Friday, May 16, 2003

Issue bout: men's weight is equivalent to women's age?
Do u agree? i dont. Kalau ego, standard lah for males, but weight..........maybe lah. Or maybe i m too buzy keeping white teeth, clean hair, drinking 8 glasses of water, doing my art, studying for my o'levels [i wish. more like worrying bout when i m goin to start studying], deciding what to wear wiythg only 5 options oin what i CAN wear when i go out, maitain a healthy soicial life, listen to irritating siblings, plan for my future and so much more to even bother to take notice of my weight. Did i make it sound like a tedious task? [no offence to the weight concious men around]

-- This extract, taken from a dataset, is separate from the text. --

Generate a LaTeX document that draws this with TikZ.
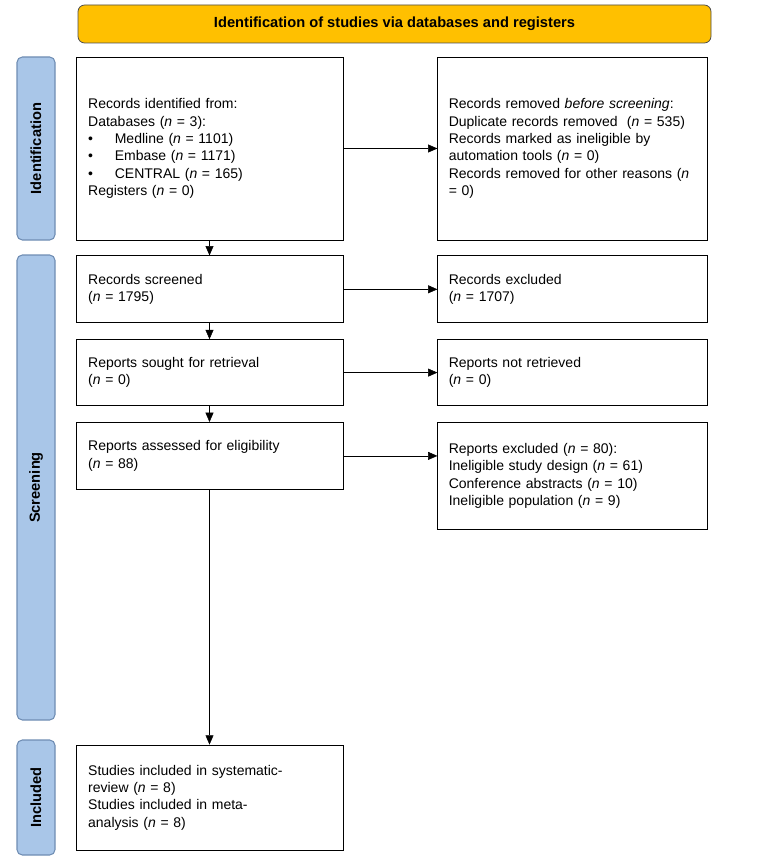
\documentclass[tikz,border=0pt]{standalone}
\usepackage{fontspec}
\setmainfont{Liberation Sans}
\usetikzlibrary{positioning,arrows.meta}
\definecolor{bannerfill}{HTML}{FFC000}
\definecolor{sidefill}{HTML}{A9C6E8}
\definecolor{sideline}{HTML}{6F8DB3}
\newcommand{\nn}{\textit{n}}
\newcommand{\bul}{\makebox[20pt][l]{\textbullet}}
\begin{document}
\begin{tikzpicture}
[
x=0.75pt, y=-0.75pt,
font=\fontsize{10.5}{13}\selectfont,
box/.style={rectangle, draw=black, semithick, inner xsep=9pt, text width=182pt, align=left, minimum width=200.25pt},
rbox/.style={box, minimum width=202.5pt, text width=186pt, inner xsep=8pt},
side/.style={rectangle, rounded corners=4pt, draw=sideline, thick, fill=sidefill, minimum width=28.5pt},
flow/.style={-{Triangle[length=7pt,width=6pt]}, thin}
]
\useasboundingbox (0,0) rectangle (767,859);
%Banner and side bars
\node[rectangle, rounded corners=5pt, draw=black!70, semithick, fill=bannerfill, minimum width=474.75pt, minimum height=28.5pt, font=\bfseries\fontsize{11}{13}\selectfont] (banner) at (394.5,24) {Identification of studies via databases and registers};
\node[side, minimum height=137.25pt] (s_ident) at (36,148.5) {};
\node[rotate=90, font=\bfseries\fontsize{11}{13}\selectfont] at (s_ident) {Identification};
\node[side, minimum height=348.75pt] (s_screen) at (36,487.5) {};
\node[rotate=90, font=\bfseries\fontsize{11}{13}\selectfont] at (s_screen) {Screening};
\node[side, minimum height=86.25pt] (s_incl) at (36,797.5) {};
\node[rotate=90, font=\bfseries\fontsize{11}{13}\selectfont] at (s_incl) {Included};

%Left column
\node[box, minimum height=137.25pt] (identified) at (209.5,148.5) {Records identified from:\\Databases (\nn{} = 3):\\\bul Medline (\nn{} = 1101)\\\bul Embase (\nn{} = 1171)\\\bul CENTRAL (\nn{} = 165)\\Registers (\nn{} = 0)};
\node[box, minimum height=50.25pt] (screened) [below=11.25pt of identified] {Records screened\\(\nn{} = 1795)};
\node[box, minimum height=49.5pt] (sought) [below=12pt of screened] {Reports sought for retrieval\\(\nn{} = 0)};
\node[box, minimum height=50.25pt] (assessed) [below=12pt of sought] {Reports assessed for eligibility\\(\nn{} = 88)};
\node[box, minimum height=78.75pt] (included) at (209.5,797.5) {Studies included in systematic-\\review (\nn{} = 8)\\Studies included in meta-\\analysis (\nn{} = 8)};

%Right column
\node[rbox, minimum height=137.25pt] (removed) [right=70.5pt of identified] {Records removed \textit{before screening}:\\Duplicate records removed\ \ (\nn{} = 535)\\Records marked as ineligible by\\automation tools (\nn{} = 0)\\Records removed for other reasons (\nn{}\\= 0)};
\node[rbox, minimum height=50.25pt] (excluded) [right=70.5pt of screened] {Records excluded\\(\nn{} = 1707)};
\node[rbox, minimum height=49.5pt] (notretr) [right=70.5pt of sought] {Reports not retrieved\\(\nn{} = 0)};
\node[rbox, minimum height=80.25pt, anchor=north west] (repexcl) at ([xshift=70.5pt]assessed.north east) {Reports excluded (\nn{} = 80):\\Ineligible study design (\nn{} = 61)\\Conference abstracts (\nn{} = 10)\\Ineligible population (\nn{} = 9)};

%Lines
\draw[flow] (identified) -- (screened);
\draw[flow] (screened) -- (sought);
\draw[flow] (sought) -- (assessed);
\draw[flow] (assessed) -- (included);
\draw[flow] (identified) -- (removed);
\draw[flow] (screened) -- (excluded);
\draw[flow] (sought) -- (notretr);
\draw[flow] (assessed.east) -- (assessed.east -| repexcl.west);
\end{tikzpicture}
\end{document}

I m really bother by the fact tat other people's blog are filled with wisdom but not mine................poems and nasihat for the mind and all........i hope it doesnt become a factor for ur decision to visit my blog. please also tag more. i feel left out. [as if]

PARANOIA!!!!!!!!
its everywhere.......... can we help it? I know this person yang in this very second slammed with other people's paranoic behaviour towords dier. Kesian dier. I also became one of those persons. I really am sorry. i wont do it again Maybe pasal dier ni seperti idol, and dier punye company is greatly appreciated thats y this is happening to dier.[trying very hard to not reveal dier punyer gender/ identity] kesian dier. this person i noe, i feel dier's insecurities. Probably because looking at dier reminds me of me. And dier is so determind to help other org punye insecurities[like mine]. i analysed, found out that dier is maybe trying to help others and in the near future hope ade org yang help dier with dier's insecurities. [if u r reading this, i want u to noe i love u alot. i am here to help u as u might have help me.] (hopefully u have d add to my blog. i noe u noe my blog add) the nearest song i could depict u would be water. [if u dont noe the song, its from lauryn hill unplugged] [we would have to change the sex of the song to ur gender lah]

Went to paya lebar today. Nak kasi pengetuk gong....and balik rumah. so anyway........i took the slow bus 21 home. Change of plans: i dropped at Bedok reservoir and took a quiet stroll to think bout things, self reflect, and tell everyone there i could play the takbir tune on my flute. I did tau, mainm sekuat kuatnye. the i went home and now i m here.